Because Summer is meant to be a silly sex comedy (it was created by Showalter and David Wain of MTV's comedy group The State), none of the actors try too hard to be convincing in their pretty typical roles. Too bad the script wasn't funnier; this could have been a kickass return to the early '80s comedies it harks back to, like Porky's or Animal House. Garofalo, who can usually make anything funny, tries hard but her lines suck. Showalter as the film's protagonist is probably the best in it--his unabashed dorkiness inspires a few genuine laughs (especially when he gets a makeover from weirdo Gene, another standout). Shannon is another wasted comedienne--she's great with her delivery, but her lines fall just short of funny. Rudd overdoes it as a jerk with a bad attitude.

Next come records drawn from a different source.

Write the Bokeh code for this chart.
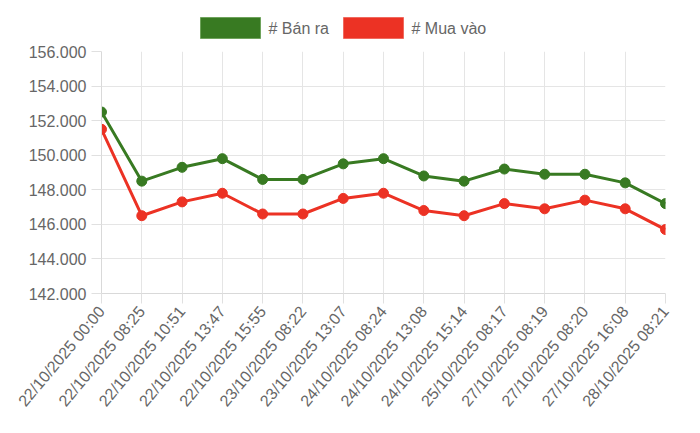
import math
from bokeh.plotting import figure
from bokeh.models import FixedTicker, ColumnDataSource, Range1d
from bokeh.layouts import column
from bokeh.core.properties import value
from bokeh.embed import file_html
from bokeh.resources import INLINE

categories = ["22/10/2025 00:00", "22/10/2025 08:25", "22/10/2025 10:51", "22/10/2025 13:47",
              "22/10/2025 15:55", "23/10/2025 08:22", "23/10/2025 13:07", "24/10/2025 08:24",
              "24/10/2025 13:08", "24/10/2025 15:14", "25/10/2025 08:17", "27/10/2025 08:19",
              "27/10/2025 08:20", "27/10/2025 16:08", "28/10/2025 08:21"]
ban_ra = [152500, 148500, 149300, 149800, 148600, 148600, 149500, 149800,
          148800, 148500, 149200, 148900, 148900, 148400, 147200]
mua_vao = [151500, 146500, 147300, 147800, 146600, 146600, 147500, 147800,
           146800, 146500, 147200, 146900, 147400, 146900, 145700]
y_ticks = [142000, 144000, 146000, 148000, 150000, 152000, 154000, 156000]
y_tick_labels = ["142.000", "144.000", "146.000", "148.000", "150.000", "152.000", "154.000", "156.000"]
series_names = ["# Bán ra", "# Mua vào"]

GREEN = "#387a22"
GREEN_EDGE = "#6fa35c"
RED = "#ec3224"
RED_EDGE = "#f06a5f"
TXT = "#666666"
FONT = "Liberation Sans"
W = 684
LEG_H = 43
BORDER_L = 101
BORDER_R = 19

# ---- legend strip (pixel-space layout; its frame is aligned with the chart's) ----
leg_left = [200, 343]
leg = figure(width=W, height=LEG_H, output_backend="svg", toolbar_location=None,
             x_range=Range1d(BORDER_L, W - BORDER_R), y_range=Range1d(LEG_H, 0),
             x_axis_location=None, y_axis_location=None,
             min_border_left=BORDER_L, min_border_right=BORDER_R,
             min_border_top=0, min_border_bottom=0)
leg.outline_line_color = None
leg.grid.visible = False
leg_src = ColumnDataSource(dict(
    left=leg_left, right=[l + 60 for l in leg_left],
    top=[17, 17], bottom=[38, 38],
    fill=[GREEN, RED], edge=[GREEN_EDGE, RED_EDGE],
    tx=[l + 68 for l in leg_left], ty=[28, 28], name=series_names))
leg.quad(left="left", right="right", top="top", bottom="bottom", source=leg_src,
         fill_color="fill", line_color="edge", line_width=1)
leg.text(x="tx", y="ty", text="name", source=leg_src, text_font=value(FONT),
         text_font_size="16px", text_color=TXT, text_baseline="middle", text_align="left")

# ---- main chart ----
xs = list(range(len(categories)))
src = ColumnDataSource(dict(x=xs, ban=ban_ra, mua=mua_vao))

p = figure(width=W, height=417 - LEG_H, output_backend="svg", toolbar_location=None,
           x_range=(0, len(categories) - 1), y_range=(142000, 156000),
           min_border_left=BORDER_L, min_border_right=BORDER_R,
           min_border_top=8, min_border_bottom=124)
p.outline_line_color = None

p.line("x", "ban", source=src, line_color=GREEN, line_width=3)
p.scatter("x", "ban", source=src, size=10, fill_color=GREEN, line_color=GREEN)
p.line("x", "mua", source=src, line_color=RED, line_width=3)
p.scatter("x", "mua", source=src, size=10, fill_color=RED, line_color=RED)

p.xaxis.ticker = FixedTicker(ticks=xs)
p.xaxis.major_label_overrides = {i: c for i, c in enumerate(categories)}
p.xaxis.major_label_orientation = 50 * math.pi / 180
p.yaxis.ticker = FixedTicker(ticks=y_ticks)
p.yaxis.major_label_overrides = {t: l for t, l in zip(y_ticks, y_tick_labels)}

for ax in (p.xaxis, p.yaxis):
    ax.axis_line_color = "#d9d9d9"
    ax.major_tick_line_color = "#e0e0e0"
    ax.major_tick_out = 10
    ax.major_tick_in = 0
    ax.minor_tick_line_color = None
    ax.major_label_text_font = FONT
    ax.major_label_text_font_size = "16px"
    ax.major_label_text_color = TXT
    ax.major_label_standoff = 5

p.xgrid.ticker = FixedTicker(ticks=xs)
p.grid.grid_line_color = "#e5e5e5"

layout = column(leg, p, spacing=0)
open("out.html", "w").write(file_html(layout, INLINE))
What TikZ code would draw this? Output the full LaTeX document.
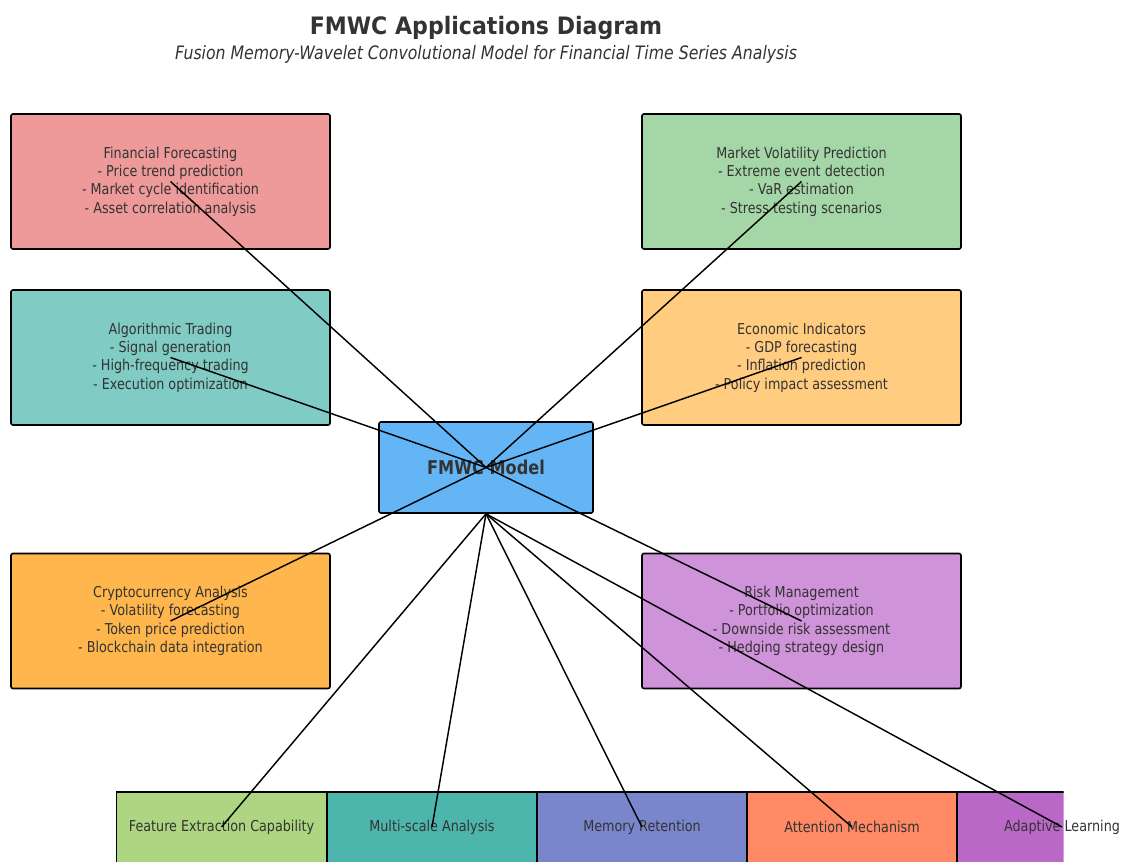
\documentclass[tikz,border=0pt]{standalone}
\usepackage{fontspec}
\setmainfont{DejaVu Sans}[FakeStretch=0.85]
\newfontfamily\titlefont{DejaVu Sans}[FakeStretch=0.92]
\definecolor{txt}{HTML}{333333}
\definecolor{cFF}{HTML}{EF9A9A}
\definecolor{cMV}{HTML}{A5D6A7}
\definecolor{cAT}{HTML}{80CBC4}
\definecolor{cEI}{HTML}{FFCC80}
\definecolor{cCA}{HTML}{FFB74D}
\definecolor{cRM}{HTML}{CE93D8}
\definecolor{cFM}{HTML}{64B5F6}
\definecolor{cB1}{HTML}{AED581}
\definecolor{cB2}{HTML}{4DB6AC}
\definecolor{cB3}{HTML}{7986CB}
\definecolor{cB4}{HTML}{FF8A65}
\definecolor{cB5}{HTML}{BA68C8}
\tikzset{
  appbox/.style={draw=black, line width=1.6pt, rounded corners=2pt, minimum width=319pt, minimum height=135pt, inner sep=0pt, text=txt, align=center, font=\fontsize{15}{18.3}\selectfont},
  featbox/.style={draw=black, line width=1.6pt, minimum width=210pt, minimum height=90pt, inner sep=0pt},
  feattext/.style={text=txt, font=\fontsize{15}{18}\selectfont, inner sep=0pt},
  link/.style={draw=black, line width=1.45pt},
}
\begin{document}
\begin{tikzpicture}[x=1pt, y=-1pt]
\useasboundingbox (0,0) rectangle (1123,861);
\node[text=txt, font=\titlefont\bfseries\fontsize{24}{28}\selectfont] (title) at (486,28) {FMWC Applications Diagram};
\node[text=txt, font=\itshape\fontsize{18.5}{21}\selectfont] (subtitle) at (486,54) {Fusion Memory-Wavelet Convolutional Model for Financial Time Series Analysis};

\node[appbox, fill=cFF] (ff) at (170.5,181.5) {Financial Forecasting\\- Price trend prediction\\- Market cycle identification\\- Asset correlation analysis};
\node[appbox, fill=cMV] (mv) at (801.5,181.5) {Market Volatility Prediction\\- Extreme event detection\\- VaR estimation\\- Stress testing scenarios};
\node[appbox, fill=cAT] (at) at (170.5,357.5) {Algorithmic Trading\\- Signal generation\\- High-frequency trading\\- Execution optimization};
\node[appbox, fill=cEI] (ei) at (801.5,357.5) {Economic Indicators\\- GDP forecasting\\- Inflation prediction\\- Policy impact assessment};
\node[appbox, fill=cCA] (ca) at (170.5,621) {Cryptocurrency Analysis\\- Volatility forecasting\\- Token price prediction\\- Blockchain data integration};
\node[appbox, fill=cRM] (rm) at (801.5,621) {Risk Management\\- Portfolio optimization\\- Downside risk assessment\\- Hedging strategy design};

\node[draw=black, line width=1.6pt, rounded corners=2pt, fill=cFM, minimum width=214pt, minimum height=91pt, inner sep=0pt, text=txt, font=\bfseries\fontsize{19}{22}\selectfont] (fm) at (486,467.5) {FMWC Model};

\node[featbox, fill=cB1] (b1) at (221.5,837) {};
\node[featbox, fill=cB2] (b2) at (432,837) {};
\node[featbox, fill=cB3] (b3) at (642,837) {};
\node[featbox, fill=cB4] (b4) at (852,837) {};
\begin{scope}
\clip (900,780) rectangle (1063.5,890);
\node[featbox, fill=cB5] (b5) at (1062,837) {};
\end{scope}

\node[feattext] (t1) at (221.5,827) {Feature Extraction Capability};
\node[feattext] (t2) at (432,827) {Multi-scale Analysis};
\node[feattext] (t3) at (642,827) {Memory Retention};
\node[feattext] (t4) at (852,827) {Attention Mechanism};
\node[feattext] (t5) at (1062,827) {Adaptive Learning};

\foreach \n in {ff,mv,at,ei,ca,rm} \draw[link] (fm.center) -- (\n.center);
\foreach \n in {t1,t2,t3,t4,t5} \draw[link] (fm.south) -- (\n.center);
\end{tikzpicture}
\end{document}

Obviously this movie isn't for prudes, but even those who enjoy teen sex comedies won't find this one funny--if you're gonna attempt such over-the-top absurdity, it better hit the mark. Sadly, despite some clever storylines and a few moments of comic genius, Summer is not only extremely unfunny, it's often downright repulsive. This isn't the camp you'll remember--witness the opening scene showing a cabinful of preteens making out under the bedcovers the morning after having spent the night together (maybe if you're 16, but 11?). These foulmouthed counselors constantly yakking about sex aren't watching the kids as much as they are making out in front of them. The production got 1981's look down to the tube socks, but there's one big hole: where is the soundtrack? That should have been a given, but aside from a few Loverboy tunes, it's sorely lacking--just like the laughs.
You're left waiting for the punch line that never comes.